Caçadores nacionais e estrangeiros que anseiam por caçar na Ria, mas aí não dispõem de barco motorizado próprio, não conhecem os locais de caça nem sabem de quem lhes possa servir de guia, encontrariam, assim, solucionado o seu problema, e até de uma forma mais económica e prática do que a de adquirir um barco, andar com ele a reboque do automóvel ou deixá-lo em qualquer ponto da laguna e ter de pagar a quem o guarde e cuide dele.

Em numerosas regiões do mundo, nem todas com as mesmas condições da singular e formosa região aveirense, este sistema de apoio aos caçadores encontra-se em prática há muitíssimos anos, com o melhor resultado, sob todos os aspectos, mas especialmente o turístico.

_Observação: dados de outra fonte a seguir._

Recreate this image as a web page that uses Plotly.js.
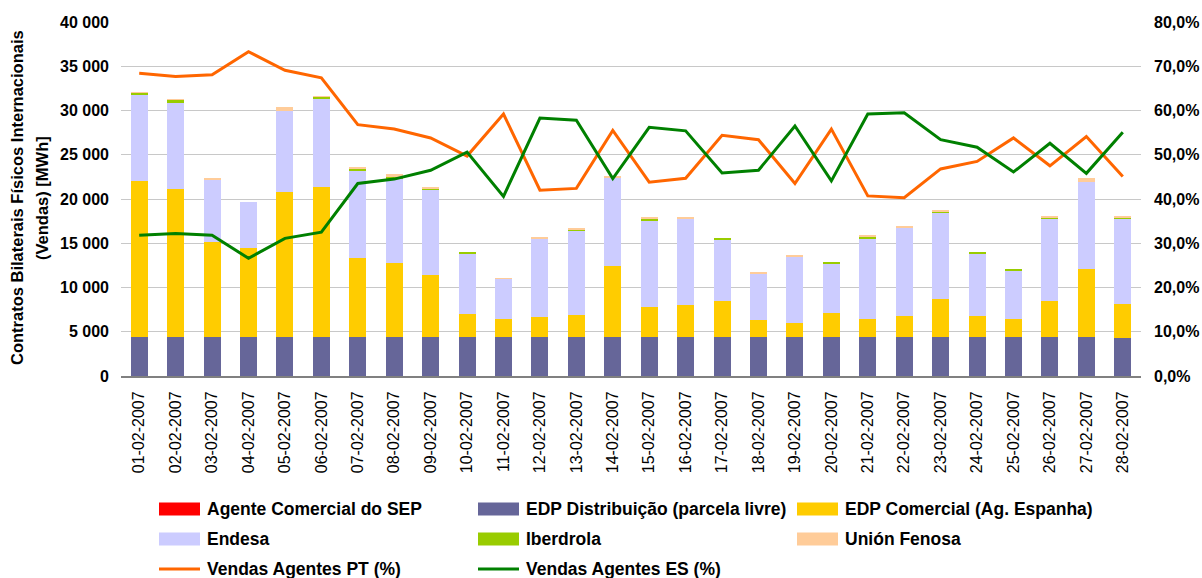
<!DOCTYPE html>
<html>
<head>
<meta charset="utf-8">
<script src="https://cdn.plot.ly/plotly-3.0.1.min.js"></script>
<style>html,body{margin:0;padding:0;background:#fff;}#chart{width:1202px;height:578px;}</style>
</head>
<body>
<div id="chart"></div>
<script>
const dates = ["01-02-2007","02-02-2007","03-02-2007","04-02-2007","05-02-2007","06-02-2007","07-02-2007","08-02-2007","09-02-2007","10-02-2007","11-02-2007","12-02-2007","13-02-2007","14-02-2007","15-02-2007","16-02-2007","17-02-2007","18-02-2007","19-02-2007","20-02-2007","21-02-2007","22-02-2007","23-02-2007","24-02-2007","25-02-2007","26-02-2007","27-02-2007","28-02-2007"];
const agenteSEP = [0,0,0,0,0,0,0,0,0,0,0,0,0,0,0,0,0,0,0,0,0,0,0,0,0,0,0,0];
const edpDistribuicao = [4380,4380,4380,4380,4380,4380,4380,4380,4380,4380,4380,4380,4380,4380,4380,4380,4380,4380,4380,4380,4380,4380,4380,4380,4380,4380,4380,4270];
const edpComercial = [17660,16755,10790,10110,16450,16980,8980,8380,7020,2640,2040,2265,2490,8080,3400,3620,4080,1960,1585,2720,2040,2415,4300,2415,2040,4080,7700,3890];
const endesa = [9740,9736,7020,5170,9130,9886,9810,9510,9660,6755,4490,8870,9510,9960,9735,9736,6905,5170,7470,5585,9057,9963,9736,6982,5434,9283,9887,9585];
const iberdrola = [150,264,0,0,0,227,264,264,113,226,0,0,151,0,227,0,227,0,0,189,226,0,151,226,226,151,0,151];
const unionFenosa = [190,189,188,0,453,188,226,300,189,0,188,227,227,227,226,226,0,227,226,0,227,188,189,0,0,188,378,188];
const vendasPT = [68.4,67.7,68.1,73.3,69.1,67.4,56.8,55.8,53.8,49.7,59.2,42.0,42.4,55.5,43.8,44.7,54.4,53.4,43.5,55.8,40.7,40.3,46.8,48.5,53.8,47.5,54.1,45.1];
const vendasES = [31.8,32.2,31.8,26.6,31.1,32.5,43.5,44.5,46.5,50.6,40.6,58.3,57.8,44.6,56.2,55.4,45.9,46.5,56.5,44.1,59.2,59.5,53.4,51.7,46.1,52.6,45.8,55.1];

const yTitleLines = ["Contratos Bilaterais Físicos Internacionais", "(Vendas) [MWh]"];

const FONT = "Liberation Sans, Arial, sans-serif";
const series = [
  {name:"Agente Comercial do SEP", y:agenteSEP, color:"#FF0000", kind:"bar"},
  {name:"EDP Distribuição (parcela livre)", y:edpDistribuicao, color:"#666699", kind:"bar"},
  {name:"EDP Comercial (Ag. Espanha)", y:edpComercial, color:"#FFCC00", kind:"bar"},
  {name:"Endesa", y:endesa, color:"#CCCCFF", kind:"bar"},
  {name:"Iberdrola", y:iberdrola, color:"#99CC00", kind:"bar"},
  {name:"Unión Fenosa", y:unionFenosa, color:"#FFCC99", kind:"bar"},
  {name:"Vendas Agentes PT (%)", y:vendasPT, color:"#FF6600", kind:"line"},
  {name:"Vendas Agentes ES (%)", y:vendasES, color:"#008000", kind:"line"}
];

const traces = series.map(s => s.kind === "bar" ? {
  type:"bar", x:dates, y:s.y, name:s.name, marker:{color:s.color, line:{width:0}}, showlegend:false, yaxis:"y"
} : {
  type:"scatter", mode:"lines", x:dates, y:s.y, name:s.name, line:{color:s.color, width:3}, showlegend:false, yaxis:"y2"
});

// custom legend (3 columns)
const L = 121, R = 1141, T = 22, B = 376;
const px = v => (v - L) / (R - L);
const py = v => (B - v) / (B - T);
const colX = [159, 478, 797];
const rowY = [509, 539, 569];
const shapes = [], annotations = [];
series.forEach((s, i) => {
  const c = i % 3, r = Math.floor(i / 3);
  const x0 = colX[c], yc = rowY[r];
  if (s.kind === "bar") {
    shapes.push({type:"rect", xref:"paper", yref:"paper", x0:px(x0), x1:px(x0+41), y0:py(yc+6.5), y1:py(yc-6.5), fillcolor:s.color, line:{width:0}});
  } else {
    shapes.push({type:"line", xref:"paper", yref:"paper", x0:px(x0), x1:px(x0+41), y0:py(yc), y1:py(yc), line:{color:s.color, width:3}});
  }
  annotations.push({xref:"paper", yref:"paper", x:px(x0+46), y:py(yc), xanchor:"left", yanchor:"middle", showarrow:false,
    text:"<b>"+s.name+"</b>", font:{family:FONT, size:17.5, color:"#000"}});
});
const titleX = [17, 42];
yTitleLines.forEach((t, i) => {
  annotations.push({xref:"paper", yref:"paper", x:px(titleX[i]), y:py(198), xanchor:"center", yanchor:"middle", showarrow:false,
    textangle:-90, text:"<b>"+t+"</b>", font:{family:FONT, size:16.5, color:"#000"}});
});

const layout = {
  width:1202, height:578,
  margin:{l:L, r:1202-R, t:T, b:578-B, pad:0},
  paper_bgcolor:"#fff", plot_bgcolor:"#fff",
  separators:", ",
  barmode:"stack", bargap:0.53,
  font:{family:FONT, color:"#000"},
  showlegend:false,
  xaxis:{type:"category", tickangle:-90, tickfont:{family:FONT, size:16, color:"#000"},
    showline:true, linecolor:"#808080", linewidth:2, showgrid:false, ticks:"", ticklabelstandoff:7},
  yaxis:{range:[0,40000], dtick:5000, tickformat:",d", showgrid:true, gridcolor:"#C8C8C8", gridwidth:1,
    zeroline:false, showline:false, ticks:"", ticklabelstandoff:11,
    tickfont:{family:FONT, size:16, color:"#000", weight:"bold"}},
  yaxis2:{range:[0,80], dtick:10, tickformat:".1f", ticksuffix:"%", overlaying:"y", side:"right",
    showgrid:false, zeroline:false, showline:false, ticks:"", ticklabelstandoff:12,
    tickfont:{family:FONT, size:16, color:"#000", weight:"bold"}},
  shapes:shapes, annotations:annotations
};

Plotly.newPlot("chart", traces, layout, {staticPlot:true, displayModeBar:false});
</script>
</body>
</html>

Quantas vezes, nas nossas digressões pela Ria, ao desembarcar numa dessas ilhotas perdidas, cheias de pitoresco, onde se aspira gulosamente o ar salino e iodado, e onde o sol é mais radioso, temos sonhado o que seria ali o abrigo de um ligeiro tecto e uma paisagística varanda em que se pudesse saborear uma frugal refeição. Quanta beleza perdida e quanta comodidade e economia desaproveitadas!

 

 

RESERVA DE BELEZA NATURAL

A Ria, a exemplo de uma sugestão que há tempo demos, na Imprensa diária, para a Ribeira Lima, devia ser considerada como «reserva de beleza natural», não se permitindo, assim, que a sua paisagem fosse conspurcada, que em nada se alterasse a natureza nem fossem desvirtuados os seus valores etnográficos. Tudo quanto a mão do homem aí criasse não poderia desafeiçoar, em nenhum pormenor, o «clima» dessa maravilhosa e vasta zona lacustre. Só assim o seu potencial turístico seria vantajosamente explorado, e então a caça representaria para todas as localidades ribeirinhas, mas especialmente para a cidade de Aveiro, um dos seus grandes factores económicos.

   
 

Neste ponto do Rio Novo do Príncipe vê-se um barco,  transportado a reboque do automóvel, para um dia de caça na Ria de Aveiro.

 

O turismo, matéria impalpável, um todo feito de pequenos nadas, tem encontrado dificuldades em se fazer acreditar como sólido factor de economia. As suas razões dispersas, só em países muito evolucionados, do ponto de vista turístico, são habilmente exploradas. Nós, Portugueses, estamos ainda encarando o turismo unicamente sob o seu aspecto climático, e daí o nosso apetrechamento ter-se realizado apenas nas estâncias balneares da beira-mar, sobretudo nas meridionais. Por algum lado, aliás, se tinha de começar, mas é tempo de observarmos que outros motivos existem para fomentar turismo, e Portugal é deles milionário.

Aveiro e a sua região podem considerar-se, sem sombra de dúvida, um somatório de raros requisitos para o exercício do turismo, e a cinegética, insistimos, é entre eles um dos mais importantes, até porque um desenvolvido programa de caça poderia colmatar, turisticamente, a grande brecha provocada pela «época morta», comum, de resto, a quase todas as regiões do País, onde o turismo vive apenas durante o verão.

O tempo se encarregará de nos dar razão no assunto aqui exposto, mas preferível seria, releve-se-nos a liberdade da imagem, que os homens se antecipassem ao tempo e tomassem como lema o conhecido axioma: «não deixes para amanhã o que possas fazer hoje».